Skip to contents

Returns one row per text page-object on page, with the text content, bounding box, font size, and 1-based page-object index. Loads PDFium's per-page text-extraction context (FPDFText_LoadPage) once and reuses it across every text object on the page; this is materially faster than calling pdf_text_content() in a loop, which opens and closes a text page per object.

Usage

pdf_text_runs(page, page_num = 1L)

Arguments

page

A pdfium_page from pdf_page_load(), or a pdfium_doc (in which case the first page is loaded and closed automatically).

page_num

One-based page index. Only used when page is a pdfium_doc. Ignored otherwise.

Value

A tibble with columns:

  • obj_index - 1-based page-object index (so this row is the obj_index-th object returned by pdf_page_objects()). Renamed from text_index in the v0.1.0 reader/writer audit to avoid colliding with pdf_text_chars()$text_index, which is the extractable-text offset.

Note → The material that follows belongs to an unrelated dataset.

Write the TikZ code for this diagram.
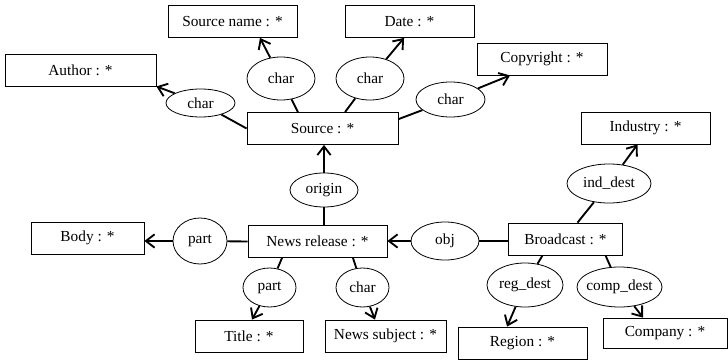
\documentclass[tikz,border=0pt]{standalone}
\usepackage{fontspec}
\setmainfont{Liberation Serif}
\usetikzlibrary{shapes.geometric,arrows.meta}

\tikzset{
  box/.style={draw, line width=0.6pt, rectangle, minimum height=24pt, inner sep=0pt},
  rel/.style={draw, line width=0.6pt, ellipse, inner sep=0pt},
  link/.style={line width=1.4pt},
  arr/.style={line width=1.4pt, -{Straight Barb[length=6.5pt,width=10pt]}}
}

\begin{document}
\begin{tikzpicture}[x=0.75pt,y=-0.75pt,font=\fontsize{11.5}{13}\selectfont]
\useasboundingbox (0,0) rectangle (728,360);

% concepts
\node[box, minimum width=96.75pt] (srcname) at (232.5,21.5) {Source name : *};
\node[box, minimum width=113.25pt] (author) at (80.5,70) {Author : *};
\node[box, minimum width=113.25pt] (source) at (322.5,128.5) {Source : *};
\node[box, minimum width=96.75pt] (date) at (409.5,21.5) {Date : *};
\node[box, minimum width=97.5pt] (copyright) at (542,59) {Copyright : *};
\node[box, minimum width=96.75pt] (industry) at (645.5,128) {Industry : *};
\node[box, minimum width=84.75pt] (body) at (87.5,238) {Body : *};
\node[box, minimum width=104.25pt] (newsrel) at (317.5,241.5) {News release : *};
\node[box, minimum width=85.5pt] (broadcast) at (565.5,239) {Broadcast : *};
\node[box, minimum width=81pt] (title) at (249,336) {Title : *};
\node[box, minimum width=90.75pt] (subject) at (385.5,336) {News subject : *};
\node[box, minimum width=96.75pt] (region) at (522.5,343) {Region : *};
\node[box, minimum width=93pt, minimum height=22.5pt] (company) at (665,333) {Company : *};

% relations
\node[rel, minimum width=51.75pt, minimum height=21pt] (charA) at (200.5,103) {char};
\node[rel, minimum width=51pt, minimum height=32.25pt] (charSN) at (281,78.5) {char};
\node[rel, minimum width=51pt, minimum height=32.25pt] (charD) at (370,78.5) {char};
\node[rel, minimum width=51.75pt, minimum height=26.25pt] (charC) at (450.5,99.5) {char};
\node[rel, minimum width=51pt, minimum height=25.5pt] (origin) at (324,190) {origin};
\node[rel, minimum width=40.5pt, minimum height=34.5pt] (partB) at (200,241) {part};
\node[rel, minimum width=39.75pt, minimum height=29.25pt] (partT) at (269.5,287.5) {part};
\node[rel, minimum width=39.75pt, minimum height=29.25pt] (charS) at (362.5,287.5) {char};
\node[rel, minimum width=51pt, minimum height=28.5pt] (obj) at (445,241) {obj};
\node[rel, minimum width=63pt, minimum height=29.25pt] (ind) at (609,183.5) {ind\_dest};
\node[rel, minimum width=57pt, minimum height=33pt] (reg) at (525,285) {reg\_dest};
\node[rel, minimum width=63.75pt, minimum height=30pt, inner xsep=-2.5pt] (comp) at (619.5,287) {comp\_dest};

% links
\draw[link] (source.west) -- (charA);
\draw[arr] (charA) -- (author.south east);

\draw[link] ([xshift=-18.4pt]source.north) -- (charSN);
\draw[arr] (charSN) -- ([xshift=20.6pt]srcname.south);

\draw[link] ([xshift=16.9pt]source.north) -- (charD);
\draw[arr] (charD) -- ([xshift=-4.1pt]date.south);

\draw[link] ([yshift=7pt]source.east) -- (charC);
\draw[arr] (charC) -- ([xshift=-24pt]copyright.south);

\draw[link] (origin) -- (origin |- newsrel.north);
\draw[arr] (origin) -- (origin |- source.south);

\draw[link] (newsrel.west) -- (partB);
\draw[arr] (partB) -- (partB -| body.east);

\draw[link] ([xshift=-26.6pt]newsrel.south) -- (partT);
\draw[arr] (partT) -- ([xshift=2.25pt]title.north);

\draw[link] ([xshift=26.6pt]newsrel.south) -- (charS);
\draw[arr] (charS) -- ([xshift=-7.9pt]subject.north);

\draw[link] (obj -| broadcast.west) -- (obj);
\draw[arr] (obj) -- (obj -| newsrel.east);

\draw[link] ([xshift=9pt]broadcast.north) -- (ind);
\draw[arr] (ind) -- ([xshift=-6pt]industry.south);

\draw[link] ([xshift=-17.25pt]broadcast.south) -- (reg);
\draw[arr] (reg) -- ([xshift=-11.6pt]region.north);

\draw[link] ([xshift=30pt]broadcast.south) -- (comp);
\draw[arr] (comp) -- ([xshift=-16.5pt]company.north);
\end{tikzpicture}
\end{document}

  • bounds_left, bounds_bottom, bounds_right, bounds_top

    • the object's bounding box in PDF points

  • font_size - typographic em size; multiply by the text object's matrix scale (when available) for rendered size

  • text - UTF-8 string

Details

The returned tibble's schema matches the text_runs attribute produced by pdf_extract_paths().

Examples

fixture <- system.file("extdata", "fixtures", "unicode.pdf",
  package = "pdfium"
)
if (nzchar(fixture)) {
  doc <- pdf_doc_open(fixture)
  pdf_text_runs(doc, 1)
  pdf_doc_close(doc)
}